Access to wood fuels for cooking must be considered when formulating policy to deal with food insecurity in sub-Saharan Africa, according to researchers who advocate expanding the effort to improve wood-fuel systems and make them more sustainable.
Although the health risks of collecting and using firewood and charcoal in traditional ways are real, policy makers, researchers and donors need to address the sustainability and viability of the biomass used by the majority of people, according to Ruth Mendum, director of gender initiatives in the Office of International Programs, College of Agricultural Sciences, Penn State. She collaborated with Mary Njenga, a research scientist who specializes in bioenergy at the World Agroforestry Centre in Kenya.
Firewood collection in African society is a gender issue because it is done almost exclusively by women, noted Mendum, who said inadequate sources of cooking energy contribute to food insecurity, particularly for very low income, food-insecure individuals. She believes that that reality has been overlooked intentionally by decision-makers in countries such as Ethiopia, Kenya, Nairobi, Tanzania and Zambia in their efforts to advocate for progressive cooking energy.
“It’s not always a question of money — in many cases people simply prefer cooking with wood,” she said. “But we have literally been in places where people have food but don’t have a way to cook it. It is an uncomfortable issue but it’s an issue we need to understand better and learn how to make wood burning for cooking sustainable.”
Wood fuels are by far the most widely used for cooking in sub-Saharan Africa. On the continent as a whole, more than 90 percent of the population relies on firewood or charcoal. Charcoal is mostly used in urban centers while firewood is the predominant form of wood fuel used in rural areas. But because wood burning is seen as outdated and environmentally unfriendly, governments have tried to persuade their citizens to use other fuels, such as liquefied natural gas and electricity.
Despite those efforts, the use of wood fuels is rising due to population growth and emerging urbanization trends, the researchers point out. For example, a 1 percent rise in urbanization has been linked to a 14 percent rise in charcoal consumption. They recommend that energy availability for household use — specifically wood fuels — should be added to the short list of essential drivers of food insecurity in sub-Saharan Africa.
“Before policy makers can integrate energy considerations into food security interventions, it is necessary to consider the state of wood fuel research and how it might be expanded to better serve social needs,” Mendum said. “If we ignore this practice of wood burning, which is so widespread, particularly among the continent’s poorest people, we risk putting together solution steps for food security that are not effective.”
After poring over the literature, Mendum and Njenga reported that little previous empirical research into wood burning in sub-Saharan Africa has been conducted, so policy makers have scant data to guide them in formulating best practices for sustainable biomass production and consumption. In their study, published this month in Facets, they have some recommendations.

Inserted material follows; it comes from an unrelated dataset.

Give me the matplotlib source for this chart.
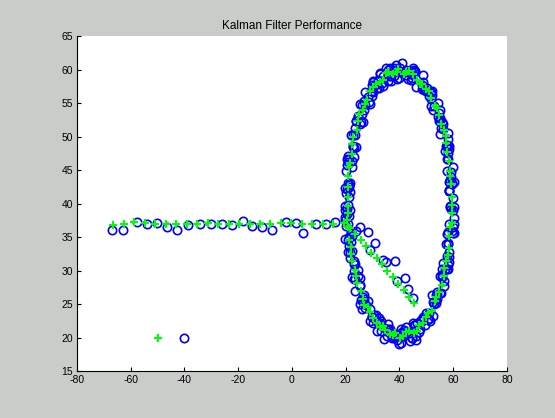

They suggest creating financial policy to support wood-burning systems and developing agroforestry to ease the burden on wood gatherers. In rural areas, encourage the planting of trees and then pruning them to use the branches for firewood. As a result, more trees would be in place and people could care for trees and collect firewood on their own properties instead of carrying it long distances.
“That means all the negative impacts of hauling wood on women’s backs would be eliminated,” Mendum said.
They also recommend conducting more research on the complex issues that connect the use of women’s time, environmental degradation and competition for agricultural nutrients. There are a host of other factors surrounding wood-fuel energy use in sub-Saharan Africa that remain poorly understood, Mendum said.
This research gap will not be filled as long as wood-fuel use remains ignored because the assumption is being made that a 21st-century economy must move up the energy ladder, the researchers concluded. Wood fuel is widely used, it has a long history of use, and there are food cultural barriers, widespread poverty and daunting geographic conditions that make other forms of fuel unpopular or unavailable.
“We shouldn’t wait until we know the exact nutritional or agricultural productivity impacts of wood-fuel use — that’s information that we may never have the capacity to fully collect,” Mendum said. “It is important to expand the work being done on improving wood-fuel systems with clear attention paid to the impacts of such improvements on food security and agricultural productivity.”
The World Agroforestry Centre and CGIAR (formerly the Consultative Group for International Agricultural Research) and Office of International Programs, College of Agricultural Sciences, Penn State, supported this work.